▶ TASK DETAILS
Reproduce the listing below exactly. Pictures do not belong in the copy.
....
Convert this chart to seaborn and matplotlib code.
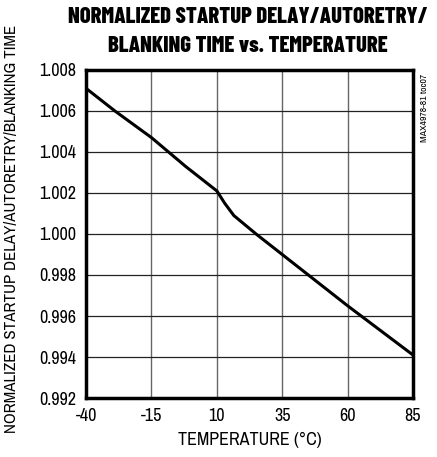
import matplotlib
matplotlib.use("Agg")
import matplotlib.pyplot as plt
import seaborn as sns
import pandas as pd

# Data
temperature = [-40, -29, -15, -2, 10, 13, 16.5, 25, 35, 45, 60, 85]
normalized = [1.0071, 1.0060, 1.0047, 1.0033, 1.0021, 1.0015, 1.0009, 1.0000, 0.9990, 0.9980, 0.9965, 0.9941]
x_ticks = [-40, -15, 10, 35, 60, 85]
y_ticks = [0.992, 0.994, 0.996, 0.998, 1.000, 1.002, 1.004, 1.006, 1.008]

df = pd.DataFrame({"temp": temperature, "norm": normalized})

sns.set_style("white")
plt.rcParams['font.family'] = ['Archivo Narrow', 'DejaVu Sans']
plt.rcParams['axes.unicode_minus'] = False
plt.rcParams['text.color'] = 'black'

fig = plt.figure(figsize=(4.37, 4.57), dpi=100)
ax = fig.add_axes([0.197, 0.129, 0.748, 0.718])

sns.lineplot(data=df, x="temp", y="norm", color="black", linewidth=2.2, ax=ax)

ax.set_xlim(-40, 85)
ax.set_ylim(0.992, 1.008)
ax.set_xticks(x_ticks)
ax.set_yticks(y_ticks)
ax.set_yticklabels([f"{v:.3f}" for v in y_ticks])
ax.tick_params(axis="both", labelsize=13, length=0, pad=7, colors="black")

for x in x_ticks[1:-1]:
    ax.axvline(x, color="#666666", linewidth=1.0, zorder=0)
for y in y_ticks[1:-1]:
    ax.axhline(y, color="#222222", linewidth=0.9, zorder=0)

for s in ax.spines.values():
    s.set_color("black")
    s.set_linewidth(2.5)

ax.set_xlabel("TEMPERATURE (°C)", fontsize=13, labelpad=6, color="black")
ax.set_ylabel("")
fig.text(0.027, 0.5, "NORMALIZED STARTUP DELAY/AUTORETRY/BLANKING TIME",
         rotation=90, ha="center", va="center", fontsize=12.2)

title_font = ['Barlow Condensed', 'DejaVu Sans']
fig.text(0.568, 0.962, "NORMALIZED STARTUP DELAY/AUTORETRY/", ha="center", va="center",
         fontsize=16.3, fontweight=800, family=title_font)
fig.text(0.568, 0.9, "BLANKING TIME vs. TEMPERATURE", ha="center", va="center",
         fontsize=16.3, fontweight=800, family=title_font)

fig.text(0.972, 0.765, "MAX4978-81 toc07", rotation=90, ha="center", va="center", fontsize=7)

fig.savefig("out.png", dpi=100)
....
▶ WRITTEN SOLUTION
Convert this chart to seaborn and matplotlib code.
import matplotlib
matplotlib.use("Agg")
import matplotlib.pyplot as plt
import seaborn as sns
import pandas as pd

# Data
temperature = [-40, -29, -15, -2, 10, 13, 16.5, 25, 35, 45, 60, 85]
normalized = [1.0071, 1.0060, 1.0047, 1.0033, 1.0021, 1.0015, 1.0009, 1.0000, 0.9990, 0.9980, 0.9965, 0.9941]
x_ticks = [-40, -15, 10, 35, 60, 85]
y_ticks = [0.992, 0.994, 0.996, 0.998, 1.000, 1.002, 1.004, 1.006, 1.008]

df = pd.DataFrame({"temp": temperature, "norm": normalized})

sns.set_style("white")
plt.rcParams['font.family'] = ['Archivo Narrow', 'DejaVu Sans']
plt.rcParams['axes.unicode_minus'] = False
plt.rcParams['text.color'] = 'black'

fig = plt.figure(figsize=(4.37, 4.57), dpi=100)
ax = fig.add_axes([0.197, 0.129, 0.748, 0.718])

sns.lineplot(data=df, x="temp", y="norm", color="black", linewidth=2.2, ax=ax)

ax.set_xlim(-40, 85)
ax.set_ylim(0.992, 1.008)
ax.set_xticks(x_ticks)
ax.set_yticks(y_ticks)
ax.set_yticklabels([f"{v:.3f}" for v in y_ticks])
ax.tick_params(axis="both", labelsize=13, length=0, pad=7, colors="black")

for x in x_ticks[1:-1]:
    ax.axvline(x, color="#666666", linewidth=1.0, zorder=0)
for y in y_ticks[1:-1]:
    ax.axhline(y, color="#222222", linewidth=0.9, zorder=0)

for s in ax.spines.values():
    s.set_color("black")
    s.set_linewidth(2.5)

ax.set_xlabel("TEMPERATURE (°C)", fontsize=13, labelpad=6, color="black")
ax.set_ylabel("")
fig.text(0.027, 0.5, "NORMALIZED STARTUP DELAY/AUTORETRY/BLANKING TIME",
         rotation=90, ha="center", va="center", fontsize=12.2)

title_font = ['Barlow Condensed', 'DejaVu Sans']
fig.text(0.568, 0.962, "NORMALIZED STARTUP DELAY/AUTORETRY/", ha="center", va="center",
         fontsize=16.3, fontweight=800, family=title_font)
fig.text(0.568, 0.9, "BLANKING TIME vs. TEMPERATURE", ha="center", va="center",
         fontsize=16.3, fontweight=800, family=title_font)

fig.text(0.972, 0.765, "MAX4978-81 toc07", rotation=90, ha="center", va="center", fontsize=7)

fig.savefig("out.png", dpi=100)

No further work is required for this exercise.